Saldırılara karşı tepki çağrısı
Bu saldırılara karşı durmanın önemine değinen Öncel, barış gazetecileri olarak Rojava, Rojhilat ve Güney Kurdistan’da Kürtlerin hedef alınmasına karşı her zaman tepki göstermeleri gerektiğini vurguladı. Öncel, tüm barış gazetecilerinin ve medya kuruluşlarının bu saldırıyı kınamasının gerekli olduğunu belirtti. Öncel, “Kürtlere karşı yürütülen savaşlar sadece Kürtlerle ilgili değil, Ortadoğu’nun tüm halklarına ilgilendiriyor. Sessizliğe karşı durmak ve duruma dikkat çekmek gerekiyor. Uluslararası kuruluşlar basın özgürlüğü için çalışmalı ve bu saldırılara karşı tepki göstermelidir” şeklinde konuştu.

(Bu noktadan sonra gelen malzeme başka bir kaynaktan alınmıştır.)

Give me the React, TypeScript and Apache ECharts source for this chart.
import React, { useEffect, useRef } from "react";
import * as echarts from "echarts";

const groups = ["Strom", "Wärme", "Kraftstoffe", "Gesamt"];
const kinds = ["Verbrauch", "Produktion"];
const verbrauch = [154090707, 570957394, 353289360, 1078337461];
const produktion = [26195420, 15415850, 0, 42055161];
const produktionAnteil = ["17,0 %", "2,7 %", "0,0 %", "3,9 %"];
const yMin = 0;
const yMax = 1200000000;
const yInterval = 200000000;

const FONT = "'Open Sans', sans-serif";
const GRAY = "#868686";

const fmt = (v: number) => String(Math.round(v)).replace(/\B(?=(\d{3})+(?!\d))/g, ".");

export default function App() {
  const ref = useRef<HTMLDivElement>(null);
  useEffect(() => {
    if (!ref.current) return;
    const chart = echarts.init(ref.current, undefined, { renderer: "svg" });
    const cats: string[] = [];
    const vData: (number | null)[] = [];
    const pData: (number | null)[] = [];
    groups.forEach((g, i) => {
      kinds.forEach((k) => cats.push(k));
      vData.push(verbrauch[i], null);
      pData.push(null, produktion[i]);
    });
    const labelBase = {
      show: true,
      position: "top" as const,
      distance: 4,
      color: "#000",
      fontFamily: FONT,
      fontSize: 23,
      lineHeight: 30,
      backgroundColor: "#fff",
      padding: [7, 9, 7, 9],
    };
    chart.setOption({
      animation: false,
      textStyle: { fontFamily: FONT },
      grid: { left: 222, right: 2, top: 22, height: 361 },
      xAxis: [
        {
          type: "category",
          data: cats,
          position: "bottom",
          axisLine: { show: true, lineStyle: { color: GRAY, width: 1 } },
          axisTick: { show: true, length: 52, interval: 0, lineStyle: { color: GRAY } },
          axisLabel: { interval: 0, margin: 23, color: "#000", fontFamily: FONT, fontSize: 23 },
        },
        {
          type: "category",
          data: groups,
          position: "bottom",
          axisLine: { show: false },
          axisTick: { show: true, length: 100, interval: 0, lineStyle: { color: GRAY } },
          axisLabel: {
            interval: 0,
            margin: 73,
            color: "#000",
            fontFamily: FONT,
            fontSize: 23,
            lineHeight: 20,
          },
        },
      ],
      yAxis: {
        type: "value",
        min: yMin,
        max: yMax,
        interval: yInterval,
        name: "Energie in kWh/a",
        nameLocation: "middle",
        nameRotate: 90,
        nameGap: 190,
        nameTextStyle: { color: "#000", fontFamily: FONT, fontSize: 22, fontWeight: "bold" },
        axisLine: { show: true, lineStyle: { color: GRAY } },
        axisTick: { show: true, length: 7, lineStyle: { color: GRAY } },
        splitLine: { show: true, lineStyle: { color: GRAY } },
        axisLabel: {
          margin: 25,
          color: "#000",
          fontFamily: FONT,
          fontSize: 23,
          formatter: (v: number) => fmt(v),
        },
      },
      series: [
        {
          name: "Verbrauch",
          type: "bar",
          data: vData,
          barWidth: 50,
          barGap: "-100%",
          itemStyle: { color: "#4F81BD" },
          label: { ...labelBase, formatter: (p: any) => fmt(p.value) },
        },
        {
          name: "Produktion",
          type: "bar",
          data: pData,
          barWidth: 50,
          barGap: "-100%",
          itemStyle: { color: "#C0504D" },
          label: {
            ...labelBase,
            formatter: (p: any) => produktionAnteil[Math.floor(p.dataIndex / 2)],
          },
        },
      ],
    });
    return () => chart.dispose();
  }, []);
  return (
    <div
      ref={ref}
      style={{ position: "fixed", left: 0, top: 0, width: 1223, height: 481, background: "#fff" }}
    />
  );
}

‘Özgür Basın kadın ve çocukların sesidir’
Gazeteci Nurcan Yalçın da kadın gazetecilere yönelik saldırılara değinerek, özgür basın geleneğinin Gurbetellilerle başladığını ve bugüne kadar devam ettiğini belirtti. Nurcan, Rojhilat’ta Şilan Aras’ın, Mexmûr’da Deniz Fırat’ın, Güney Kurdistan’da Nujiyan Erhan’ın ve Nagihan Akarsel’in ve daha birçok kadın gazetecinin katledildiğini kaydetti. Yalçın, “Türkiye devletinin ve İran rejiminin özgür basında yer alan kadınlara yönelik saldırılarını her yıl arttırdığı ortada. Özgür basın, Kürt halkının ve Türk devletinin hedefinde olan kadın ve çocukların sesi olmuştur” dedi.
Uluslararası kurumlara çağrı
Yalçın, konuşmasının sonunda Türkiye ait savaş uçaklarıın yıllardır Kurdistan üzerinde uçtuğunu, ancak uluslararası ülkeler tarafından uyarılması gerektiğini hatırlattı. Yalçın, saldırıda hayatını kaybeden Necmeddîn Feysel’in ailesine başsağlığında bulunarak saldırıda yaralanan Delîlah Egîd’e ise acil şifalar diledi.Yalçın, “Çağırımız yaşanan saldırıların ve olayların durdurulmasıdır. Savaşın bu ahlaksızlığının da ortadan kalkması gerekiyor. Türk devletinin saldırılarına uluslararası ülkeler müdahale etsin” diyerek çağrıda bulundu.